Receiving glory or recognition for good works is never sinful. Desiring glory or recognition is not in itself sinful, and we should not be excessively worried if we discover a mixture of desire for recognition in our intentions. Seeking vain glory is sinful. How to know the difference? St. Thomas comes to the rescue, explaining that there are three things that make glory vain. I’ll explain his response through some examples.
Take a young man who seeks glory for drinking large amounts of alcohol without passing out. What is wrong with him seeking approval and recognition for this? Simply the fact drinking large amounts of alcohol is in itself unworthy of glory. If having glory is about others recognizing a good in me, and what I am doing is not good, this is not glory but vainglory.
Or take a young woman who studies hard to impress a very smart guy she is in love with but who happens to be a jerk. The glory she seeks is vain not because of what she does, because studiousness is a good quality. What makes it vain is whom she is seeking to impress. If we desire recognition from people who do not seek our true good, we are not going down a good path, and any glory we may receive is vain.
And the third case: take a recently married young man who works hard for his family and wants to be a good father. However, he lives all of this only on a natural level, without any reference to God or the spiritual good of his family. The action itself is good. The people from whom he seeks recognition are good: his wife and children. The problem is that he does not elevate this desire to God, who must be the motivating force behind all our actions. He is so caught up in the “here and now” that he will soon begin to neglect not only his own relationship with God but also the spiritual good of his family.
As we grow spiritually, desiring a certain recognition from others is not sinful. St. Thomas helps us to be on the lookout for what could make us stray from the right path. Our actions must be truly good, the people from whom we seek recognition must be truly good, and we must elevate this desire for recognition to God, the only one who can see our hearts.
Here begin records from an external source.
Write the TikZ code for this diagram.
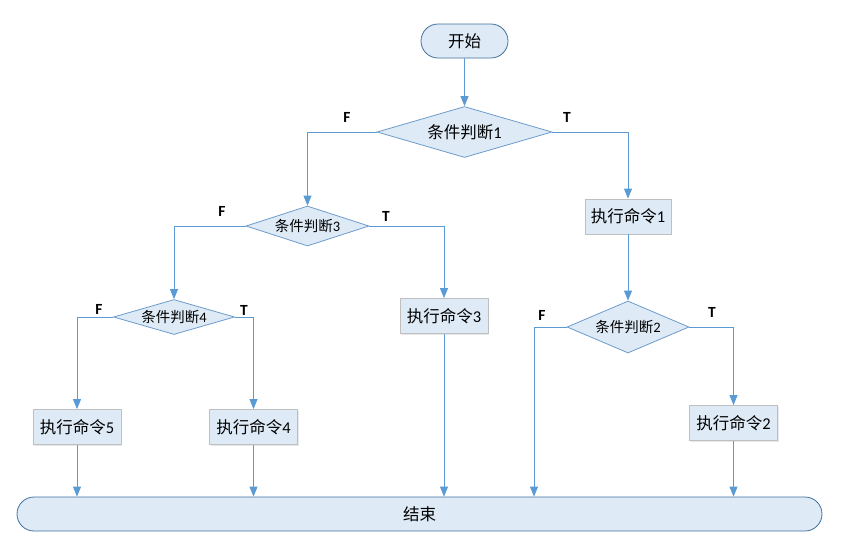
\documentclass[tikz,border=0pt]{standalone}
\usepackage{fontspec}
\setmainfont{Carlito}
\newfontfamily\cjk{Noto Sans CJK SC}
\usetikzlibrary{shapes.geometric,shapes.misc,arrows.meta,shadows}
\definecolor{ln}{HTML}{5B9BD5}
\definecolor{fl}{HTML}{DEEBF7}
\definecolor{tb}{HTML}{41719C}
\definecolor{db}{HTML}{6D9BCB}
\definecolor{bb}{HTML}{BFBFBF}
\tikzset{
  term/.style={rounded rectangle, draw=tb, fill=fl, line width=0.8pt, inner sep=0pt, font=\fontsize{16.5}{18}\selectfont},
  dec/.style={diamond, draw=db, fill=fl, line width=0.8pt, inner sep=0pt, aspect=3.5},
  act/.style={rectangle, draw=bb, fill=fl, line width=0.8pt, inner sep=0pt, minimum width=88pt, minimum height=35pt, font=\fontsize{16.5}{18}\selectfont, drop shadow={shadow xshift=1.2pt, shadow yshift=-1.2pt, fill=black!18}},
  lab/.style={font=\fontsize{15.5}{17}\selectfont\bfseries},
  flow/.style={draw=ln, line width=0.8pt, -{Triangle[length=10pt,width=8pt]}},
}
\begin{document}
\begin{tikzpicture}[x=1pt,y=-1pt]
\useasboundingbox (0,0) rectangle (853,555);
\node[term, minimum width=87pt, minimum height=34pt] (start) at (464.5,41) {\cjk 开始};
\node[dec, minimum width=175pt, minimum height=51pt, font=\fontsize{16.5}{18}\selectfont] (d1) at (464.5,132) {{\cjk 条件判断}1};
\node[dec, minimum width=123pt, minimum height=40pt, font=\fontsize{14.5}{16}\selectfont] (d3) at (307.5,226) {{\cjk 条件判断}3};
\node[dec, minimum width=122pt, minimum height=52pt, font=\fontsize{14.5}{16}\selectfont] (d2) at (628,327) {{\cjk 条件判断}2};
\node[dec, minimum width=121pt, minimum height=35pt, font=\fontsize{14.5}{16}\selectfont] (d4) at (174,317) {{\cjk 条件判断}4};
\node[act, minimum width=86pt] (b1) at (628,216.5) {{\cjk 执行命令}1};
\node[act] (b2) at (733.5,423) {{\cjk 执行命令}2};
\node[act] (b3) at (444,316) {{\cjk 执行命令}3};
\node[act] (b4) at (253.5,427) {{\cjk 执行命令}4};
\node[act] (b5) at (77,427) {{\cjk 执行命令}5};
\node[term, minimum width=805pt, minimum height=34pt] (end) at (419.5,514) {\cjk 结束};
\coordinate (f2) at (534,0);
\node[lab] (F1) at (347,117) {F};
\node[lab] (T1) at (567,117) {T};
\node[lab] (F3) at (222,211) {F};
\node[lab] (T3) at (386,216) {T};
\node[lab] (F4) at (99,309) {F};
\node[lab] (T4) at (244,310) {T};
\node[lab] (F2) at (542,315) {F};
\node[lab] (T2) at (712,312) {T};
\draw[flow] (start) -- (d1);
\draw[flow] (d1.west) -| (d3.north);
\draw[flow] (d1.east) -| (b1.north);
\draw[flow] (b1) -- (d2);
\draw[flow] (d2.west) -| (f2 |- end.north);
\draw[flow] (d2.east) -| (b2.north);
\draw[flow] (b2) -- (b2.south |- end.north);
\draw[flow] (d3.west) -| (d4.north);
\draw[flow] (d3.east) -| (b3.north);
\draw[flow] (b3) -- (b3.south |- end.north);
\draw[flow] (d4.west) -| (b5.north);
\draw[flow] (d4.east) -| (b4.north);
\draw[flow] (b5) -- (b5.south |- end.north);
\draw[flow] (b4) -- (b4.south |- end.north);
\end{tikzpicture}
\end{document}
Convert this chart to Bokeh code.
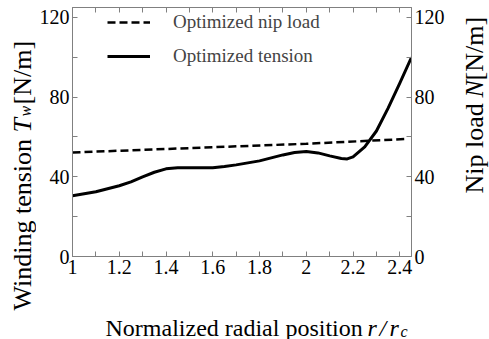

Now we can add one more step. Not only can we elevate our desires or motivations towards God; we can also elevate any glory or recognition we may receive to God. On one occasion, when Sr. Clare was praised for her good works, rather than saying, “No, no, I’m not that good,” she simply smiled and said, “All for the glory of God!” The phrase cited above about letting our light shine goes on to say: “that they may see your good works and give glory to your Father who is in heaven” (Matt 6:3). He is the one who inspires us interiorly to do the good and gives us the strength to carry it out, so it is only right that we direct towards Him any glory that we may receive for our good works!